** Begin **

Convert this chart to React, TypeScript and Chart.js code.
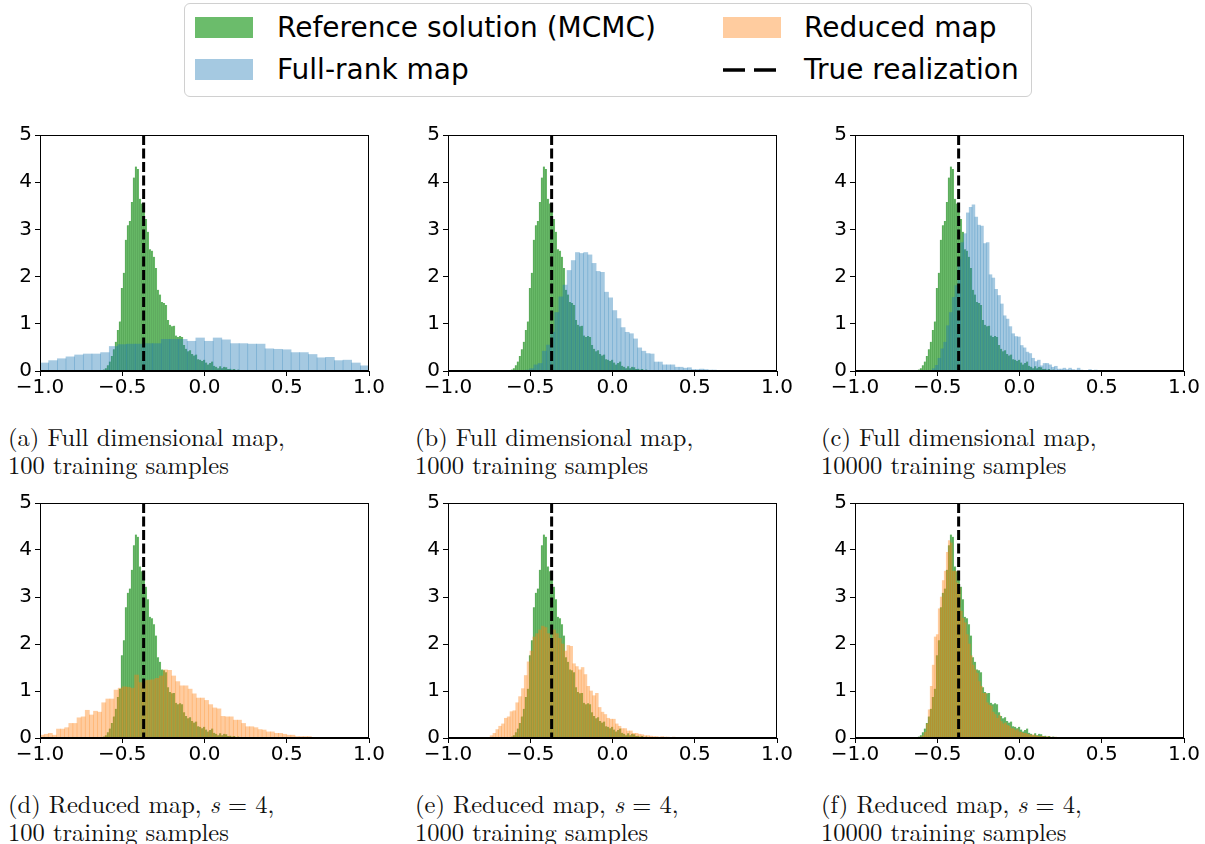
import React, { useEffect, useRef } from "react";
import { Chart, registerables } from "chart.js";

Chart.register(...registerables);

// ---------------- data ----------------
const X_TICKS = [-1, -0.5, 0, 0.5, 1];
const Y_TICKS = [0, 1, 2, 3, 4, 5];
const TRUE_REALIZATION = -0.37;

const LEGEND_LABELS = ["Reference solution (MCMC)", "Full-rank map", "Reduced map", "True realization"];

// Reference solution (MCMC) histogram — same in every panel
const mcmcStart = -0.642;
const mcmcWidth = 0.0122;
const mcmcHeights = [
  0.01, 0.02, 0.03, 0.06, 0.12, 0.2, 0.32, 0.46, 0.62, 0.87, 1.05, 1.76, 2.08, 2.78, 3.09, 3.18, 3.58, 4.1, 4.33,
  4.28, 3.65, 3.55, 3.4, 3.22, 2.95, 2.58, 2.55, 2.42, 2.18, 1.72, 1.62, 1.46, 1.44, 1.4, 1.08, 0.98, 0.95, 0.96,
  0.75, 0.72, 0.74, 0.72, 0.55, 0.47, 0.42, 0.44, 0.36, 0.33, 0.35, 0.25, 0.24, 0.21, 0.24, 0.18, 0.14, 0.17, 0.2,
  0.11, 0.09, 0.06, 0.1, 0.06, 0.09, 0.08, 0.04, 0.05, 0.03, 0.04, 0.02, 0.03, 0.02, 0.02, 0.01, 0.02, 0.01, 0.01,
  0.01, 0.01,
];

// Full-rank map, 100 / 1000 / 10000 training samples
const fullRank100Start = -1.0;
const fullRank100Width = 0.05263;
const fullRank100Heights = [
  0.17, 0.22, 0.26, 0.3, 0.34, 0.36, 0.36, 0.39, 0.52, 0.56, 0.57, 0.57, 0.58, 0.58, 0.67, 0.67, 0.67, 0.63, 0.7,
  0.63, 0.7, 0.66, 0.58, 0.58, 0.57, 0.57, 0.47, 0.46, 0.45, 0.39, 0.39, 0.35, 0.28, 0.29, 0.22, 0.23, 0.17, 0.11,
];

const fullRank1000Start = -0.528;
const fullRank1000Width = 0.0252;
const fullRank1000Heights = [
  0.02, 0.05, 0.13, 0.16, 0.42, 0.55, 0.82, 1.24, 1.57, 1.82, 2.13, 2.34, 2.51, 2.49, 2.51, 2.46, 2.28, 2.11, 2.09,
  1.67, 1.55, 1.28, 1.11, 0.92, 0.82, 0.79, 0.68, 0.49, 0.42, 0.37, 0.36, 0.19, 0.19, 0.13, 0.13, 0.13, 0.08, 0.08,
  0.06, 0.07, 0.03, 0.03, 0.04, 0.03, 0.02, 0.02, 0.01,
];

const fullRank10000Start = -0.5305;
const fullRank10000Width = 0.01728;
const fullRank10000Heights = [
  0.05, 0.12, 0.27, 0.47, 0.61, 0.96, 1.24, 1.56, 1.81, 2.36, 2.72, 2.91, 3.35, 3.47, 3.52, 3.26, 3.09, 3.07, 2.7,
  2.72, 2.04, 1.97, 1.73, 1.6, 1.42, 1.17, 1.1, 0.94, 0.79, 0.73, 0.72, 0.54, 0.49, 0.4, 0.37, 0.27, 0.2, 0.23, 0.11,
  0.16, 0.16, 0.13, 0.08, 0.1, 0.04, 0.04, 0.06, 0.03, 0.06, 0.03, 0.02, 0.06, 0.02, 0.01, 0.01, 0.03, 0.01, 0.02,
  0.01, 0.01,
];

// Reduced map (s = 4), 100 / 1000 / 10000 training samples
const reduced100Start = -1.0;
const reduced100Width = 0.025;
const reduced100Heights = [
  0.06, 0.08, 0.1, 0.06, 0.19, 0.19, 0.22, 0.31, 0.31, 0.43, 0.45, 0.59, 0.49, 0.57, 0.55, 0.75, 0.83, 0.83, 1.02,
  1.06, 1.09, 1.08, 1.06, 1.34, 1.18, 1.22, 1.23, 1.24, 1.27, 1.32, 1.45, 1.44, 1.32, 1.2, 1.11, 1.11, 1.04, 0.94,
  0.85, 0.85, 0.8, 0.71, 0.64, 0.62, 0.46, 0.45, 0.45, 0.38, 0.38, 0.31, 0.24, 0.24, 0.22, 0.18, 0.17, 0.13, 0.13,
  0.1, 0.1, 0.08, 0.06, 0.06, 0.03, 0.03, 0.03, 0.03, 0.01,
];

const reduced1000Start = -0.744;
const reduced1000Width = 0.0173;
const reduced1000Heights = [
  0.05, 0.1, 0.18, 0.25, 0.3, 0.42, 0.45, 0.56, 0.58, 0.75, 0.88, 1.05, 1.33, 1.62, 1.85, 2.15, 2.22, 2.3, 2.38,
  2.35, 2.22, 2.12, 2.3, 2.22, 2.12, 2.0, 1.85, 1.97, 1.95, 1.58, 1.52, 1.45, 1.5, 1.35, 1.1, 1.0, 0.9, 0.95, 0.65,
  0.55, 0.5, 0.42, 0.4, 0.4, 0.3, 0.25, 0.2, 0.2, 0.15, 0.15, 0.1, 0.1, 0.08, 0.07, 0.05, 0.05, 0.04, 0.03, 0.03,
  0.02, 0.03, 0.02, 0.02, 0.01, 0.02, 0.01, 0.01, 0.01, 0.01, 0.01, 0.01, 0, 0, 0, 0, 0, 0.01,
];

const reduced10000Start = -0.616;
const reduced10000Width = 0.0122;
const reduced10000Heights = [
  0.01, 0.02, 0.05, 0.12, 0.3, 0.6, 1.1, 1.55, 2.15, 2.2, 2.75, 3.0, 3.35, 3.55, 3.95, 4.2, 4.15, 3.55, 3.55, 3.3,
  3.2, 2.7, 2.55, 2.45, 2.2, 2.0, 1.75, 1.55, 1.45, 1.38, 1.2, 1.1, 0.95, 0.95, 0.75, 0.7, 0.68, 0.55, 0.5, 0.42,
  0.48, 0.35, 0.3, 0.32, 0.27, 0.25, 0.2, 0.2, 0.16, 0.18, 0.13, 0.12, 0.1, 0.1, 0.08, 0.07, 0.06, 0.07, 0.05, 0.04,
  0.03, 0.04, 0.03, 0.02, 0.03, 0.02, 0.02, 0.01, 0.02, 0.01, 0.01, 0.01, 0.01, 0.005, 0.01, 0.005, 0.005, 0.005,
  0.005, 0.005, 0.005, 0.005, 0.005, 0.005, 0.005, 0.005, 0.005,
];

// ---------------- styles ----------------
const GREEN = "rgba(44,160,44,0.7)";
const GREEN_EDGE = "rgba(30,120,30,0.55)";
const BLUE = "rgba(31,119,180,0.4)";
const ORANGE = "rgba(255,127,14,0.4)";
const GREEN_SOLID = "rgb(107,188,107)";
const BLUE_SOLID = "rgb(165,201,225)";
const ORANGE_SOLID = "rgb(255,204,159)";

const TICK_FONT = { family: "'DejaVu Sans', sans-serif", size: 20 };
const SERIF = "'Latin Modern Roman', 'CMU Serif', 'Liberation Serif', serif";

const PLOT_W = 329;
const PAD_L = 40;
const PAD_T = 12;
const PAD_R = 22;
const PAD_B = 32;

function binPoints(start: number, width: number, heights: number[]) {
  return heights.map((h, i) => ({ x: start + (i + 0.5) * width, y: h }));
}

function fmtTick(v: number) {
  const s = Math.abs(v).toFixed(1);
  return v < 0 ? "\u2212" + s : s;
}

const framePlugin = {
  id: "frame",
  afterDatasetsDraw(chart: any) {
    const { ctx, chartArea } = chart;
    const l = Math.round(chartArea.left) + 0.5;
    const t = Math.round(chartArea.top) + 0.5;
    const r = Math.round(chartArea.right) - 0.5;
    const b = Math.round(chartArea.bottom) - 0.5;
    ctx.save();
    ctx.strokeStyle = "#000";
    ctx.lineWidth = 1;
    ctx.strokeRect(l, t, r - l, b - t);
    ctx.restore();
  },
};

type PanelProps = {
  left: number;
  top: number;
  height: number;
  other: { x: number; y: number }[];
  otherColor: string;
};

function HistPanel({ left, top, height, other, otherColor }: PanelProps) {
  const ref = useRef<HTMLCanvasElement>(null);
  const cw = PLOT_W + PAD_L + PAD_R;
  const ch = height + PAD_T + PAD_B;

  useEffect(() => {
    const canvas = ref.current!;
    const mcmc = binPoints(mcmcStart, mcmcWidth, mcmcHeights);
    const chart = new Chart(canvas, {
      type: "bar",
      data: {
        datasets: [
          {
            type: "line",
            data: [
              { x: TRUE_REALIZATION, y: Y_TICKS[Y_TICKS.length - 1] },
              { x: TRUE_REALIZATION, y: Y_TICKS[0] },
            ],
            borderColor: "#000",
            borderWidth: 3,
            borderDash: [10, 3.5],
            pointRadius: 0,
            xAxisID: "x",
            yAxisID: "y",
            order: 0,
          } as any,
          {
            type: "bar",
            data: other,
            backgroundColor: otherColor,
            borderWidth: 0,
            xAxisID: "x2",
            yAxisID: "y",
            barPercentage: 1,
            categoryPercentage: 1,
            grouped: false,
            order: 1,
          } as any,
          {
            type: "bar",
            data: mcmc,
            backgroundColor: GREEN,
            borderColor: GREEN_EDGE,
            borderWidth: { left: 0.7, right: 0, top: 0, bottom: 0 },
            borderSkipped: false,
            xAxisID: "x3",
            yAxisID: "y",
            barPercentage: 1,
            categoryPercentage: 1,
            grouped: false,
            order: 2,
          } as any,
        ],
      },
      options: {
        animation: false,
        responsive: false,
        devicePixelRatio: 1,
        events: [],
        layout: { padding: { top: PAD_T, right: PAD_R, left: 0, bottom: 0 } },
        plugins: { legend: { display: false }, tooltip: { enabled: false } },
        scales: {
          x: {
            type: "linear",
            min: X_TICKS[0],
            max: X_TICKS[X_TICKS.length - 1],
            offset: false,
            position: "bottom",
            afterBuildTicks: (s: any) => {
              s.ticks = X_TICKS.map((v) => ({ value: v }));
            },
            afterFit: (s: any) => {
              s.height = PAD_B;
            },
            ticks: {
              font: TICK_FONT,
              color: "#000",
              padding: 0,
              maxRotation: 0,
              autoSkip: false,
              callback: (v: any) => fmtTick(Number(v)),
            },
            grid: { display: true, drawOnChartArea: false, drawTicks: true, tickLength: 5, color: "#000", offset: false },
            border: { display: true, color: "#000", width: 1 },
          },
          x2: { type: "linear", min: -1, max: 1, offset: false, display: false, grid: { offset: false } },
          x3: { type: "linear", min: -1, max: 1, offset: false, display: false, grid: { offset: false } },
          y: {
            type: "linear",
            min: Y_TICKS[0],
            max: Y_TICKS[Y_TICKS.length - 1],
            afterBuildTicks: (s: any) => {
              s.ticks = Y_TICKS.map((v) => ({ value: v }));
            },
            afterFit: (s: any) => {
              s.width = PAD_L;
            },
            ticks: { font: TICK_FONT, color: "#000", padding: 3, callback: (v: any) => String(v) },
            grid: { display: true, drawOnChartArea: false, drawTicks: true, tickLength: 5, color: "#000" },
            border: { display: true, color: "#000", width: 1 },
          },
        },
      } as any,
      plugins: [framePlugin],
    });
    return () => chart.destroy();
  }, []);

  return (
    <canvas
      ref={ref}
      width={cw}
      height={ch}
      style={{ position: "absolute", left: left - PAD_L, top: top - PAD_T, width: cw, height: ch }}
    />
  );
}

function Caption({ left, top, line1, line2 }: { left: number; top: number; line1: React.ReactNode; line2: string }) {
  return (
    <div
      style={{
        position: "absolute",
        left,
        top,
        fontFamily: SERIF,
        fontSize: 24.5,
        lineHeight: "28px",
        color: "#111",
        whiteSpace: "nowrap",
      }}
    >
      <div>{line1}</div>
      <div>{line2}</div>
    </div>
  );
}

function Legend() {
  const patch = (left: number, top: number, color: string) => (
    <div style={{ position: "absolute", left, top, width: 58, height: 21, background: color }} />
  );
  const label = (left: number, centerY: number, text: string) => (
    <div
      style={{
        position: "absolute",
        left,
        top: centerY - 17,
        height: 34,
        lineHeight: "34px",
        fontFamily: "'DejaVu Sans', sans-serif",
        fontSize: 28,
        color: "#000",
        whiteSpace: "nowrap",
      }}
    >
      {text}
    </div>
  );
  return (
    <>
      <div
        style={{
          position: "absolute",
          left: 184,
          top: 3,
          width: 848,
          height: 94,
          boxSizing: "border-box",
          border: "1.5px solid #d0d0d0",
          borderRadius: 6,
          background: "#fff",
        }}
      />
      {patch(195, 17, GREEN_SOLID)}
      {label(277, 28, LEGEND_LABELS[0])}
      {patch(195, 59, BLUE_SOLID)}
      {label(277, 70, LEGEND_LABELS[1])}
      {patch(723, 17, ORANGE_SOLID)}
      {label(804, 28, LEGEND_LABELS[2])}
      <svg style={{ position: "absolute", left: 723, top: 60 }} width={60} height={20}>
        <line x1={0} y1={10} x2={58} y2={10} stroke="#000" strokeWidth={3.5} strokeDasharray="22 9" />
      </svg>
      {label(804, 70, LEGEND_LABELS[3])}
    </>
  );
}

const TOP_ROW = 132;
const BOTTOM_ROW = 500;
const COL_LEFT = [40, 448, 855];

export default function App() {
  const fr100 = binPoints(fullRank100Start, fullRank100Width, fullRank100Heights);
  const fr1000 = binPoints(fullRank1000Start, fullRank1000Width, fullRank1000Heights);
  const fr10000 = binPoints(fullRank10000Start, fullRank10000Width, fullRank10000Heights);
  const rd100 = binPoints(reduced100Start, reduced100Width, reduced100Heights);
  const rd1000 = binPoints(reduced1000Start, reduced1000Width, reduced1000Heights);
  const rd10000 = binPoints(reduced10000Start, reduced10000Width, reduced10000Heights);

  const reducedLine = (tag: string) => (
    <>
      ({tag}) Reduced map, <i>s</i> = 4,
    </>
  );

  return (
    <div style={{ position: "absolute", left: 0, top: 0, width: 1205, height: 844, background: "#fff", overflow: "hidden" }}>
      <Legend />
      <HistPanel left={COL_LEFT[0]} top={TOP_ROW} height={239} other={fr100} otherColor={BLUE} />
      <HistPanel left={COL_LEFT[1]} top={TOP_ROW} height={239} other={fr1000} otherColor={BLUE} />
      <HistPanel left={COL_LEFT[2]} top={TOP_ROW} height={239} other={fr10000} otherColor={BLUE} />
      <HistPanel left={COL_LEFT[0]} top={BOTTOM_ROW} height={238} other={rd100} otherColor={ORANGE} />
      <HistPanel left={COL_LEFT[1]} top={BOTTOM_ROW} height={238} other={rd1000} otherColor={ORANGE} />
      <HistPanel left={COL_LEFT[2]} top={BOTTOM_ROW} height={238} other={rd10000} otherColor={ORANGE} />

      <Caption left={8} top={422} line1="(a) Full dimensional map," line2="100 training samples" />
      <Caption left={415} top={422} line1="(b) Full dimensional map," line2="1000 training samples" />
      <Caption left={821} top={422} line1="(c) Full dimensional map," line2="10000 training samples" />
      <Caption left={8} top={789} line1={reducedLine("d")} line2="100 training samples" />
      <Caption left={415} top={789} line1={reducedLine("e")} line2="1000 training samples" />
      <Caption left={821} top={789} line1={reducedLine("f")} line2="10000 training samples" />
    </div>
  );
}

** End **

**Task instructions**
Return exactly what appears from the opening line of the material through the line with "const TRUE_REALIZATION = -0.37;", apart from the pictures.

**Full solution**
Convert this chart to React, TypeScript and Chart.js code.
import React, { useEffect, useRef } from "react";
import { Chart, registerables } from "chart.js";

Chart.register(...registerables);

// ---------------- data ----------------
const X_TICKS = [-1, -0.5, 0, 0.5, 1];
const Y_TICKS = [0, 1, 2, 3, 4, 5];
const TRUE_REALIZATION = -0.37;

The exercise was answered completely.